Thank God for juries… He was found not guilty.

The police officer is always your friend. Be open with the police officer and always follow his or her direction.

Well, it would be great if things still work that way. Too often, they don’t. Actually, the second part is still true…only for a different reason. Simply, God help you if you do not follow direction.

Being a police officer is obviously a very difficult job. I actually respect police officers and feel that, most of the time, they are trying to do what they think is best.-See above as to how that works out.

Reality, and “progress”, have changed the police officer’s job, though. The police officer not only has to worry about doing what seems “just”, but work without enough resources and face down supervisors and bosses who, in the end, are politicians. You might think, as happens in the movies, that a police officer will oppose the supervisor in order to make sure that the right result is reached. I’m sorry to tell you that that is the stuff that wonderful movies and stories are made of… not of reality.

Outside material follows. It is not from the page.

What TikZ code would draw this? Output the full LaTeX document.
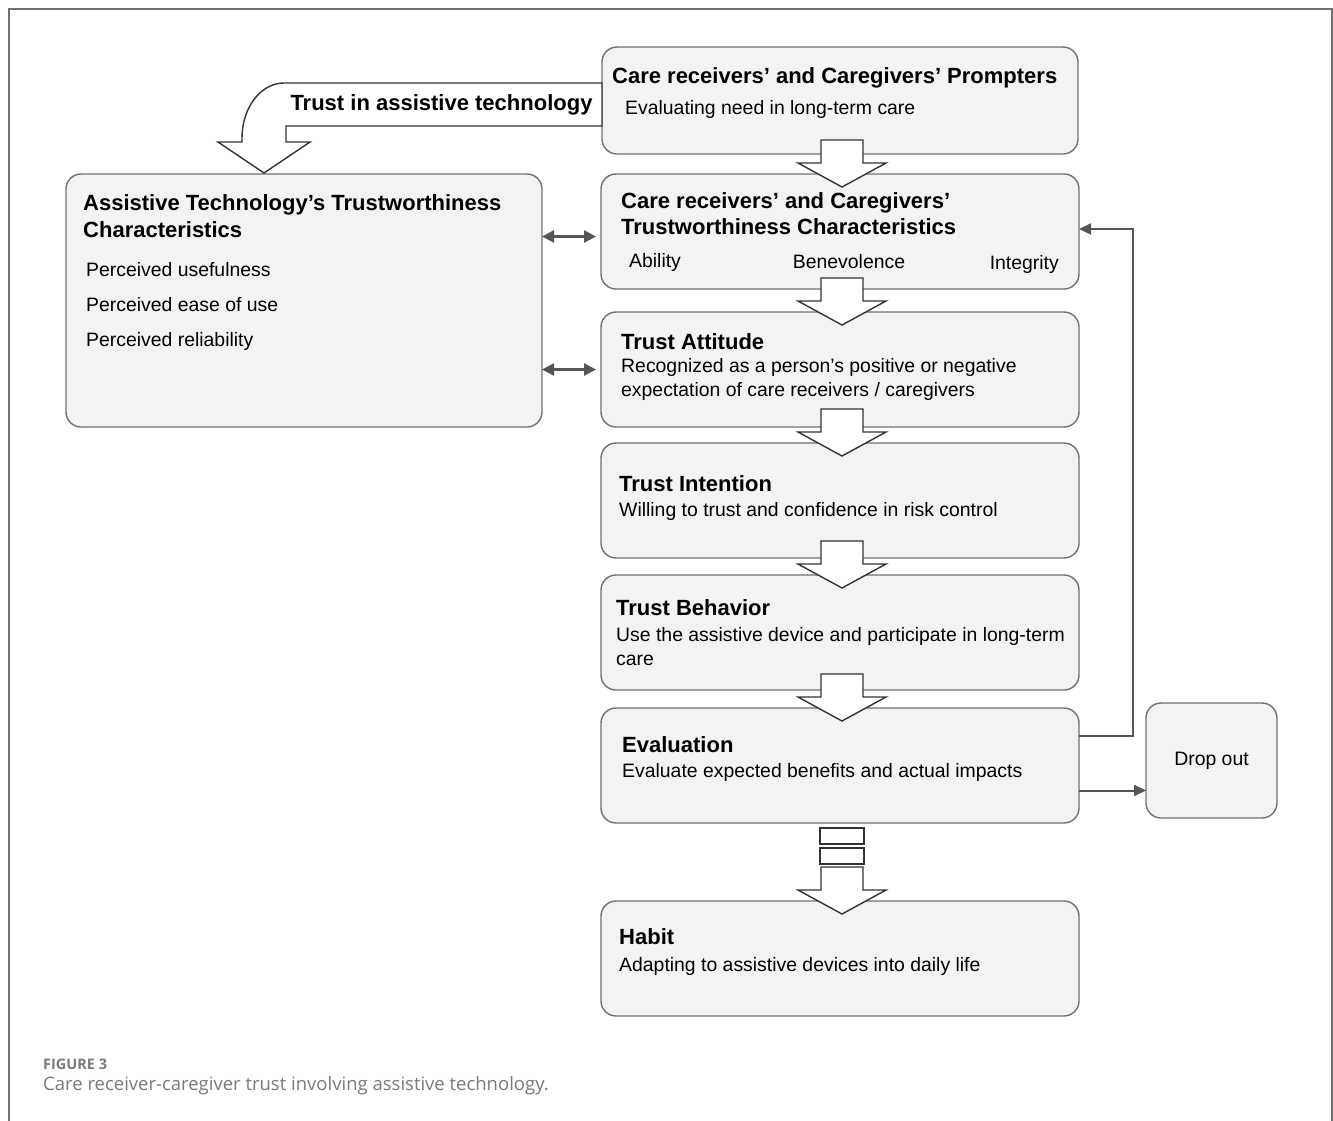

These days, the media is a very active part of the criminal justice system. As a result, if something were to go wrong, it may well end up on the front pages the next day. Usually, because we love scapegoats, it will be in the form of a criticism of that law enforcement agency. That translates to the criticism of the politician at the helm. Such is very bad news for that politician. Therefore, there is pressure on the police officer to make sure that such “embarrassments” do not happen.

How is this done?

As I have often told you, law enforcement does not get criticized when it is “too tough”. Only when, because of subsequent events, it seems like they were not tough enough.

The safest way for the officer to remain safe in his job? Give no break. Give no quarter. If there is a suspicion… Go with it. After all, even in a nonviolent crime, “what happens if you let him go and he goes out and kill somebody?”

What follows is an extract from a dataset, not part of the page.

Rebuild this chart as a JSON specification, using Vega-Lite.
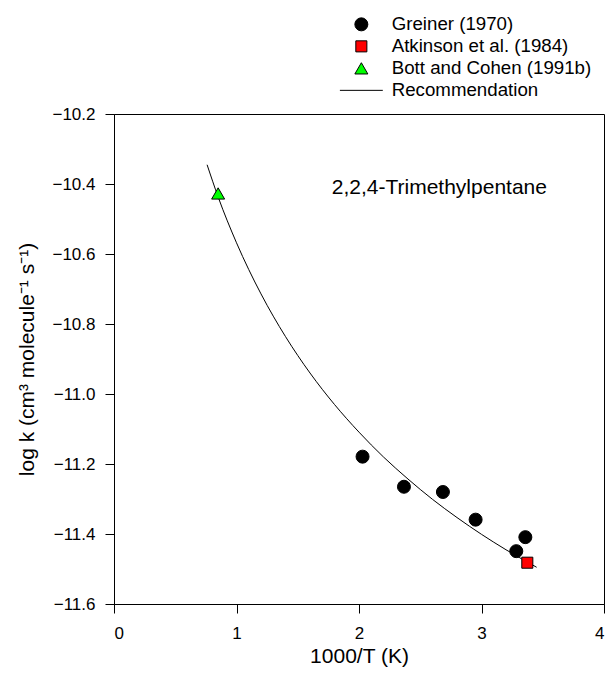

You may think I am exaggerating. I am not. That is the quote I often hear. And heaven help the officer who gets a complaint of a crime and then, upon talking to the suspect, decides that the suspect is the one telling the truth. In most cases that spells disaster for the officer if things go wrong.

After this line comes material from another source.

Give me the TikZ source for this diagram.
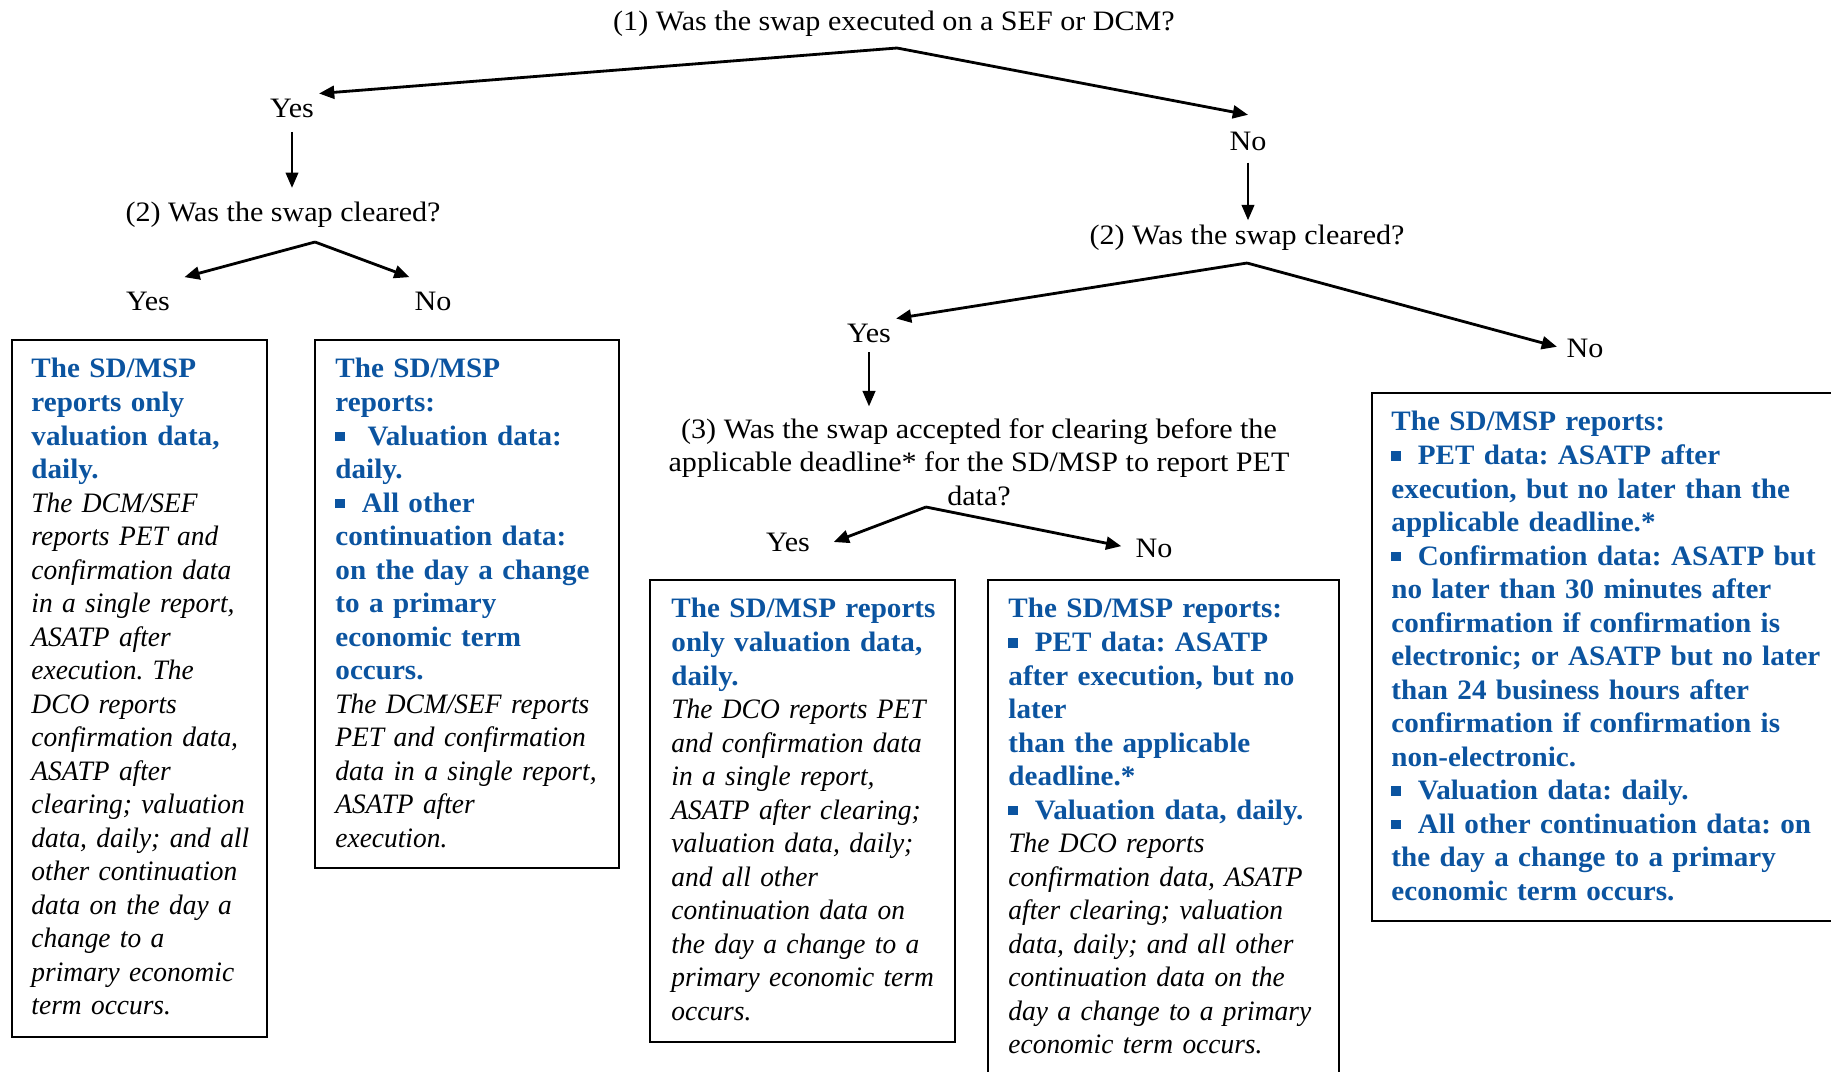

I have seen it from both sides of the aisle.

That is why it is generally the first person to contact the police who becomes the “victim” and the opposition the defendant.

If you tell the truth, you can’t get into trouble.

There are a number of reasons why this fallacy is problematic on a regular basis.

These days, telling the truth will not necessarily mean that it will be received as the truth. Nor will it mean that the investigators who say they “only want to get to the truth of the matter” have not already determined what they believe the truth is. In such situations, which happen more often than not, if you tell a truth that differs from theirs, the determination will be that it is you who are lying.

The “truth” is simply not what it was anymore.  Again, see points 1 and 2, above.

You have probably heard the old adage that “truth is stranger than fiction”. I cannot tell you how many times I have handled a matter and was left thinking, “You couldn’t make this stuff up!”

In fact, too often, these odd stories are the truth…and automatically dismissed as lies.

The point here is not a new one. It is important enough to deserve repeating, though. The old “rules” do not fit into today’s society at all times. Maybe when bad press and prejudice is not more important than doing the right thing it will be.

But not today.

In short…get an experienced criminal defense attorney before you open your mouth.